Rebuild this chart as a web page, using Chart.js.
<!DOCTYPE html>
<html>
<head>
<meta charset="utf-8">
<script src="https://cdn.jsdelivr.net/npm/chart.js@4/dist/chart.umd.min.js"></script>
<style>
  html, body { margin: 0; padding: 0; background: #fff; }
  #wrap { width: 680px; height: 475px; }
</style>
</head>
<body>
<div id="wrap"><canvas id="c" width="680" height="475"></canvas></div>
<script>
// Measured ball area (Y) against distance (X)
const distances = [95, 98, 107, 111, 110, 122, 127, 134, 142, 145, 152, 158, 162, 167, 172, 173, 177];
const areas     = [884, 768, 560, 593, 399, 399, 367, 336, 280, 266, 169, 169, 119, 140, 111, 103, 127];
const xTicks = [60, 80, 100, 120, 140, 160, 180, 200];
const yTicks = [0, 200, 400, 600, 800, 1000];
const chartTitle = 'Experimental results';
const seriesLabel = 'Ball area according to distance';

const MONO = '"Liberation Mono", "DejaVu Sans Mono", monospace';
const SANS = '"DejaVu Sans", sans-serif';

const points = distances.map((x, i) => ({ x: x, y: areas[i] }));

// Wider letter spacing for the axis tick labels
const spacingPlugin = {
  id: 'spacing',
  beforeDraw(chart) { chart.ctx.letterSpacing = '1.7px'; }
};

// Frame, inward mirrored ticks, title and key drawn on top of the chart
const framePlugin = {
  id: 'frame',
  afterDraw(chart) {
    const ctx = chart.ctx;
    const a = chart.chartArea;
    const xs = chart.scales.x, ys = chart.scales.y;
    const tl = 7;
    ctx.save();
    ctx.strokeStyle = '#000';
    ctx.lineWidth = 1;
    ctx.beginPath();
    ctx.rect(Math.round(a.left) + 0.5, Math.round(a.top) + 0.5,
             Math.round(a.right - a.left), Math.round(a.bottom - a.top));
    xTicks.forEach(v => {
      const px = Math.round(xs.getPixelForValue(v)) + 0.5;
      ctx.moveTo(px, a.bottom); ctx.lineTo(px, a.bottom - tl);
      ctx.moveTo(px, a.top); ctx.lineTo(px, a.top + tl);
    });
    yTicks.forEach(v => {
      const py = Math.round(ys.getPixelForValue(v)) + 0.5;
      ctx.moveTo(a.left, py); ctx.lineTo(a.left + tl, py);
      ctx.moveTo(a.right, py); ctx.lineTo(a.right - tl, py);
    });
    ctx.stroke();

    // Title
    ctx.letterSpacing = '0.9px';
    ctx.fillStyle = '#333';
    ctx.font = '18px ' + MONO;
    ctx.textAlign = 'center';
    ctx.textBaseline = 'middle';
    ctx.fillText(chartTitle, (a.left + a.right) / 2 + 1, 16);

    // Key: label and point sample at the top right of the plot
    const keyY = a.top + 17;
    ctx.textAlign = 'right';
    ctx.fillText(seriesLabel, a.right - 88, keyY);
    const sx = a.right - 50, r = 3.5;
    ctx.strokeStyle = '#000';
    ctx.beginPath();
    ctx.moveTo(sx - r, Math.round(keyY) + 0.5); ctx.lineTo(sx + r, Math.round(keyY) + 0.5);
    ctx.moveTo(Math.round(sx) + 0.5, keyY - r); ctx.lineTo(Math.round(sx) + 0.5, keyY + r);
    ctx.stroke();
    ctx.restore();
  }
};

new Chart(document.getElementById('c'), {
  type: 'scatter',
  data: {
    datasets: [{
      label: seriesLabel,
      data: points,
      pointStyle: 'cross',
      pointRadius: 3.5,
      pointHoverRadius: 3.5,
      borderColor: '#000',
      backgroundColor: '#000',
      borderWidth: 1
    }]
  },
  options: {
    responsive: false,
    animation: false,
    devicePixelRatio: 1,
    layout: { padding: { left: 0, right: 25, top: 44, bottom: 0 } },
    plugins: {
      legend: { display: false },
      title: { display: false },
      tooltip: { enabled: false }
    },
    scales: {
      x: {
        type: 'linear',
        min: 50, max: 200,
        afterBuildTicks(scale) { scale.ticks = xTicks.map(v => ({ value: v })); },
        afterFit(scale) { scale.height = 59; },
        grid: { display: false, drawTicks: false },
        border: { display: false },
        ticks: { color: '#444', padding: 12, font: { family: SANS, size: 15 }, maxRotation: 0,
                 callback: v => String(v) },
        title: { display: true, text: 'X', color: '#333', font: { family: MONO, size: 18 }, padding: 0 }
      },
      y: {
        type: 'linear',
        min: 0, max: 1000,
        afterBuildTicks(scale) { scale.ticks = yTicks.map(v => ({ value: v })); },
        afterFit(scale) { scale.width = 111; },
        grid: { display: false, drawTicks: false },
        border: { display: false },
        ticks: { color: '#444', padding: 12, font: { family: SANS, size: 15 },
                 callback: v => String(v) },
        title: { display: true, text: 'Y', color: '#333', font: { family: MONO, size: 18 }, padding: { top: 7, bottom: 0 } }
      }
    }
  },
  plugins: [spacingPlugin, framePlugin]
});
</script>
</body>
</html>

——

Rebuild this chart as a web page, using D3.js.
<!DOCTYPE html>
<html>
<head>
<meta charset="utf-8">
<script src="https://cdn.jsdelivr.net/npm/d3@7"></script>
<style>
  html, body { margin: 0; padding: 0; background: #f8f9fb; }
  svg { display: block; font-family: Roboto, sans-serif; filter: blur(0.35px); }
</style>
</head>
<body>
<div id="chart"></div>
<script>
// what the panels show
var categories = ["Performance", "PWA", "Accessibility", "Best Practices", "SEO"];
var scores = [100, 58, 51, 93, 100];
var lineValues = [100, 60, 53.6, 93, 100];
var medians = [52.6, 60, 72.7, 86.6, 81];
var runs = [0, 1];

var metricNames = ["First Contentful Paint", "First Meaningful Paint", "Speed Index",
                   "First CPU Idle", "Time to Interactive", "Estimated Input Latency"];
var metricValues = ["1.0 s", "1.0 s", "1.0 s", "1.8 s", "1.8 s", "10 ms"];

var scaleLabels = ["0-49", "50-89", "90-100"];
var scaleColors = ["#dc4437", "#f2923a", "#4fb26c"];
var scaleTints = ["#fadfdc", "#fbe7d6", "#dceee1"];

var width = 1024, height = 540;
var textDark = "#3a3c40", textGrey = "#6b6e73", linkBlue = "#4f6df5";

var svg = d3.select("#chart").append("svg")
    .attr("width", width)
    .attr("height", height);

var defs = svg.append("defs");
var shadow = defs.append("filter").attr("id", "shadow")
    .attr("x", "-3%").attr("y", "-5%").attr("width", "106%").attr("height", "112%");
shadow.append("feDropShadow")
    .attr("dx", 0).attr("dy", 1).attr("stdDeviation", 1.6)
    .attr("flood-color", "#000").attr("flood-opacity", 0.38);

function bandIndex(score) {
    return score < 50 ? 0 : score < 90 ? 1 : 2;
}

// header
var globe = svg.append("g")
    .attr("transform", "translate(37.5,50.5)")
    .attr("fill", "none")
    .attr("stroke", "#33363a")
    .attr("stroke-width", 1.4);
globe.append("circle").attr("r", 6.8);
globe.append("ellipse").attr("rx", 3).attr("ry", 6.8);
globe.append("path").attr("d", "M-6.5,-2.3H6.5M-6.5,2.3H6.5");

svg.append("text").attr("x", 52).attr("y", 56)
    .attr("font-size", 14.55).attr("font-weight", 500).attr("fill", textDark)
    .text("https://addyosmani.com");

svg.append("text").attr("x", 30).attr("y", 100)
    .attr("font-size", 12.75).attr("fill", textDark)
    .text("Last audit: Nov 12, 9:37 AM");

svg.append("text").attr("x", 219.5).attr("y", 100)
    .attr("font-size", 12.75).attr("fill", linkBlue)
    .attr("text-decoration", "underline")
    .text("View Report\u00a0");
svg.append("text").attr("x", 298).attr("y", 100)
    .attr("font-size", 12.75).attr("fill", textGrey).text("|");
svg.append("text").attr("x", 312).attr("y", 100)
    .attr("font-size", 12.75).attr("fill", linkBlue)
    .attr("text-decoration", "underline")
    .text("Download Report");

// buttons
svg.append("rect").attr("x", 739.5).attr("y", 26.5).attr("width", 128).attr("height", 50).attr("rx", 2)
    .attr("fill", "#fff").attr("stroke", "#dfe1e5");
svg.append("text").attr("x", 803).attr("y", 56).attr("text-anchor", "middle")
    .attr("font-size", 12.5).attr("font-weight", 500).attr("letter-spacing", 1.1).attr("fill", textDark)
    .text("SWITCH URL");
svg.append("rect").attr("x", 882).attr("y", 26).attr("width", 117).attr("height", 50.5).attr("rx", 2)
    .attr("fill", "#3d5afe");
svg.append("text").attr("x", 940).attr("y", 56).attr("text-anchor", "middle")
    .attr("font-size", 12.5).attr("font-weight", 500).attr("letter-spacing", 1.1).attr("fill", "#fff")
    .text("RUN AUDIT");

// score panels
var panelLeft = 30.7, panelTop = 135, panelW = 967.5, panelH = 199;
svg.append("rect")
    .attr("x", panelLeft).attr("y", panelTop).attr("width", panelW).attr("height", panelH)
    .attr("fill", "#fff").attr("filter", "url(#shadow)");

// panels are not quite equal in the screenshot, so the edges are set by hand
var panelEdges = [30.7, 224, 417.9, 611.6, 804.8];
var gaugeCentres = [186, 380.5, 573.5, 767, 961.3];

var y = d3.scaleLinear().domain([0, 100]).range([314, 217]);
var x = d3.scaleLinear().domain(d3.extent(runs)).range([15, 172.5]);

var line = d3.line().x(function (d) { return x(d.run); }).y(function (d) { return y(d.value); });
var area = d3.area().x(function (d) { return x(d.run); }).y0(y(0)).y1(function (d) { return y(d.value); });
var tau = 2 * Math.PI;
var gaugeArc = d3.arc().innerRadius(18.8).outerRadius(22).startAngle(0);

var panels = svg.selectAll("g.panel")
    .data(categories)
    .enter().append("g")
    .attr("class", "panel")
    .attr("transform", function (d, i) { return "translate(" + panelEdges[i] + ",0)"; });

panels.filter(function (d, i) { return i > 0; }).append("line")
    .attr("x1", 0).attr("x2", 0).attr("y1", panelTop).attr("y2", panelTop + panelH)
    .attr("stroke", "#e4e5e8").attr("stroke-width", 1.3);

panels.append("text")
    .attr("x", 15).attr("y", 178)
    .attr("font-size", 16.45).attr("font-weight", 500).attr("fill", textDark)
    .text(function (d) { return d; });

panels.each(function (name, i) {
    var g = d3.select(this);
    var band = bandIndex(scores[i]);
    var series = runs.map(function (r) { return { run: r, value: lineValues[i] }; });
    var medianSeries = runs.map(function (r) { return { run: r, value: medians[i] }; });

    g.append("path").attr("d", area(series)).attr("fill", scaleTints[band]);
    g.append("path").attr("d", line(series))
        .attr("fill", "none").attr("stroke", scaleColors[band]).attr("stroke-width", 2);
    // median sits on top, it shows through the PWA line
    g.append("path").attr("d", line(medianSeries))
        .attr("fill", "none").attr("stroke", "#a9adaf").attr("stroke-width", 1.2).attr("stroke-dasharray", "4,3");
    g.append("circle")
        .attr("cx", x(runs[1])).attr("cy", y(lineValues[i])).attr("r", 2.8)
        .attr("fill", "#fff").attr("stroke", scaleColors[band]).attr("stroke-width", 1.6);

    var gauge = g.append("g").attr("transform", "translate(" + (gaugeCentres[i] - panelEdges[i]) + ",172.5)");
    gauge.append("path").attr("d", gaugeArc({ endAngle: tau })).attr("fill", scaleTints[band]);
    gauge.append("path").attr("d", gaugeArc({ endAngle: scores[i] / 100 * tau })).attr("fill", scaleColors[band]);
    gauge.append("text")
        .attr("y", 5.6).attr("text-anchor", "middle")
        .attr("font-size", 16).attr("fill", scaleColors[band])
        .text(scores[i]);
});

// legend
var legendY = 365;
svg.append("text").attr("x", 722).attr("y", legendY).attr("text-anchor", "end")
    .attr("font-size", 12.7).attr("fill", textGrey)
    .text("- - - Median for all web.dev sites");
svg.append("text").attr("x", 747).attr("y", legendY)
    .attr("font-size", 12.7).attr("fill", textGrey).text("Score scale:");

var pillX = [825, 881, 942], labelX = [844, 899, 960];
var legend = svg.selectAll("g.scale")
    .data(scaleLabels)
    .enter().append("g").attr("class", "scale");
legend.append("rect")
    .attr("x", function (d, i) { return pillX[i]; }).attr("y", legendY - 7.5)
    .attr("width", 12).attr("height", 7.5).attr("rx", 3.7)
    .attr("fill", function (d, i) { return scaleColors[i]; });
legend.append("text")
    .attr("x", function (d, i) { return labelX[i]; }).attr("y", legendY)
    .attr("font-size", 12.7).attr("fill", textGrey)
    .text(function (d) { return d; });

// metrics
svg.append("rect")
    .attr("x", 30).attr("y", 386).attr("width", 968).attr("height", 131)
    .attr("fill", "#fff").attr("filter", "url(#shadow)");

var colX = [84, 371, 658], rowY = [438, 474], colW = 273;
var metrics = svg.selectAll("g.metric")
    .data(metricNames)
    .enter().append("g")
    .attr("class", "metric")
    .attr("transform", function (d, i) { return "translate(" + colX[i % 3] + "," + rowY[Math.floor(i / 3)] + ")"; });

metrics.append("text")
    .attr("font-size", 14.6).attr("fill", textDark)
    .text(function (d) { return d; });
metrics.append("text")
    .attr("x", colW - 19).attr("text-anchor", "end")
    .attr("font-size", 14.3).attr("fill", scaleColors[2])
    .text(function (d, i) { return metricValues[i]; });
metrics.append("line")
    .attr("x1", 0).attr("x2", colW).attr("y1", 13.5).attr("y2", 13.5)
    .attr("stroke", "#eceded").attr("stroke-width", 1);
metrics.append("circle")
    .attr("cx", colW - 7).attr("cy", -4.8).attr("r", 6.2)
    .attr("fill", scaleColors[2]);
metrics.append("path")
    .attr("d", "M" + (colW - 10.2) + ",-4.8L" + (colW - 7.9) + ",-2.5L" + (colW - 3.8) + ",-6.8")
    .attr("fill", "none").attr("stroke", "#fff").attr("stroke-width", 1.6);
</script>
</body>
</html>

——

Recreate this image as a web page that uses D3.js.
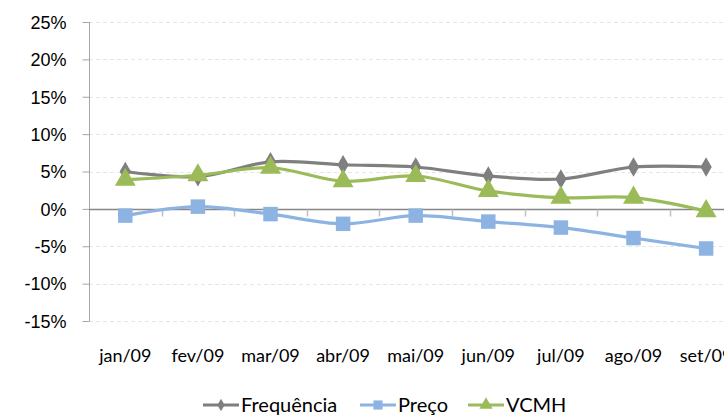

——

> Problem statement
Repeat word for word the lines from the line with "Rebuild this chart as a web page, using Chart.js." to the line with "const points = distances.map((x, i)", both lines included.

> Response below
Rebuild this chart as a web page, using Chart.js.
<!DOCTYPE html>
<html>
<head>
<meta charset="utf-8">
<script src="https://cdn.jsdelivr.net/npm/chart.js@4/dist/chart.umd.min.js"></script>
<style>
  html, body { margin: 0; padding: 0; background: #fff; }
  #wrap { width: 680px; height: 475px; }
</style>
</head>
<body>
<div id="wrap"><canvas id="c" width="680" height="475"></canvas></div>
<script>
// Measured ball area (Y) against distance (X)
const distances = [95, 98, 107, 111, 110, 122, 127, 134, 142, 145, 152, 158, 162, 167, 172, 173, 177];
const areas     = [884, 768, 560, 593, 399, 399, 367, 336, 280, 266, 169, 169, 119, 140, 111, 103, 127];
const xTicks = [60, 80, 100, 120, 140, 160, 180, 200];
const yTicks = [0, 200, 400, 600, 800, 1000];
const chartTitle = 'Experimental results';
const seriesLabel = 'Ball area according to distance';

const MONO = '"Liberation Mono", "DejaVu Sans Mono", monospace';
const SANS = '"DejaVu Sans", sans-serif';

const points = distances.map((x, i) => ({ x: x, y: areas[i] }));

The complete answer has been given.